# Cornell Chicken on the Santa Maria



## Smokey Lew (Feb 24, 2011)

Finally decided to brake out the SM insert for the Chaney grill. Cut up a couple of chickens yesterday and marinated them for 24 hours using a recipe I had for Cornell Chicken. Fired up the grill, placed the chicken on the rack over the coals, and raised it to where they wouldn't burn.

I mopped the chicken during the cook with some of the marinade that was held in reserve and kept turning the chicken pieces and adjusting the height of the rack until they were done. I have to admit, it was fun drinking beer and tending the fire. Reminded me of the days when I was part of Indian Guides with my son, except I never gave the boy any of my beer. We were part of a renegade tribe of Indian Guides that a bunch of us dads formed that wasn't a part of the official version of the Guides. The real Indian Guides didn't allow the dads to bring beer and schnapps to the camp outs.

Anyway, everything worked out fine on this maiden cook using the SM insert. The chicken came out a bit salty for my taste. Next time I will cut back some on the salt in the marinade. Sorry, no plated pictures. Had to brake down the SM insert and get it back in the shed before my wife got home from work.  











Uploaded with ImageShack.us


----------



## bbquzz (Feb 24, 2011)

I figured your bride was not around when you use the SM grill   It all looks like it came out well. Did you get a load of red oak?


----------



## Nick Prochilo (Feb 24, 2011)

Chicken looked great Lew! A couiple more uses on the SM and your wife will never know it's new! I can't believe it, Lew the Rebel Indian!


----------



## Smokey Lew (Feb 24, 2011)

bbquzz said:
			
		

> I figured your bride was not around when you use the SM grill   It all looks like it came out well. Did you get a load of red oak?


I guess you have me pegged pretty well. :roll: No large pile of red oak yet. We have more rain on the way so I figure I will wait until next week.


----------



## californiagrillin (Feb 24, 2011)

So the Chicken made Chicken huh?   I saw the post and said to myself, He finally told her, I wonder how she took it. Then I opened it and the truth was revealed. Oh Lew, What a tangled web we weave......

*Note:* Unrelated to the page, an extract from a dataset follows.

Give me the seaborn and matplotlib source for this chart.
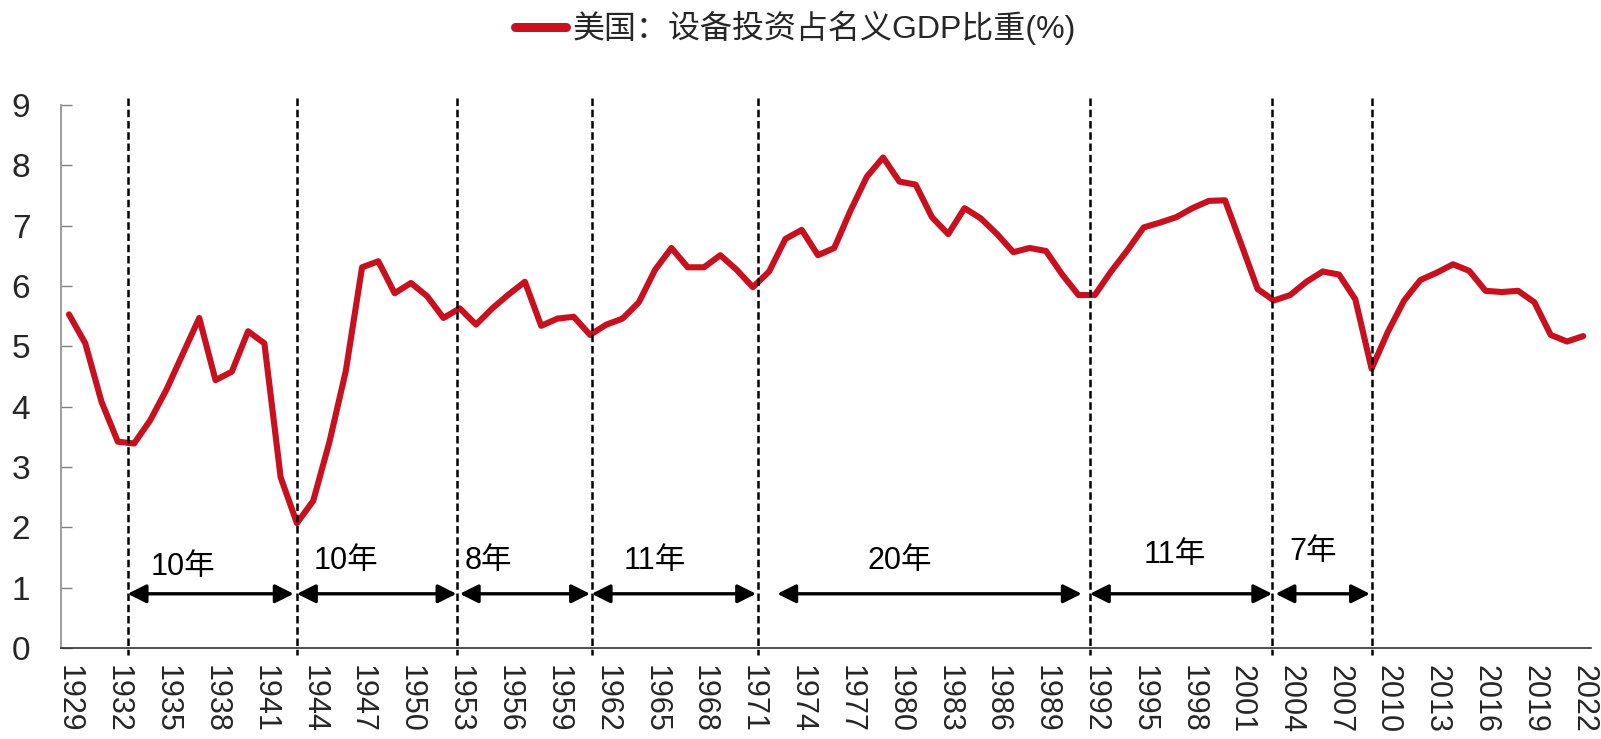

The Cornell looked mighty good by the way.


----------



## Toby Keil (Feb 24, 2011)

Very very nice Lew.


----------



## Vermin999 (Feb 24, 2011)

Great looking chicken!!!!!  Lew the rebel Indian but I guess we know who the Chief is in your tribe.


----------



## Tri Tip (Feb 27, 2011)

Looks good Lew. I just emailed you wife the link to this post.   
When you got to the wood lot get the smaller chunks. Once I got home I realized I had gotten some pretty big pieces. Also start with a bed of K for your coals. Traditionally you burn the oak down to a bed of coals then add more wood. The bed of coals produces most of the even heat and keeps the added wood on fire. You can save money by using the k then add your red oak to it. I start with a good bed of Mesquite lump then add the oak to get a good fire going.


----------



## Don Cash (Feb 27, 2011)

Awesome cook! We love Cornell. The SM cooked them perfectly!


----------



## Smokey Lew (Feb 28, 2011)

Thanks for the feed back guys. I'll do more with the SM in future posts.


----------



## TimBear (Mar 2, 2011)

Looks really good Lew


----------



## bknox (Mar 2, 2011)

Really tasty looking pile o' bird Lew. I think I figured out what SM is, but what does it stand for?


----------



## Tri Tip (Mar 4, 2011)

bknox said:
			
		

> Really tasty looking pile o' bird Lew. I think I figured out what SM is, but what does it stand for?



Santa Maria (Santa Maria California style bbq/grilling) Cooked on an open pit where the grill grate raises and lowers over a live red oak fire. 

http://www.santamariagrills.com/index.htm

http://lospadrescounty.net/et/smbbq.html


----------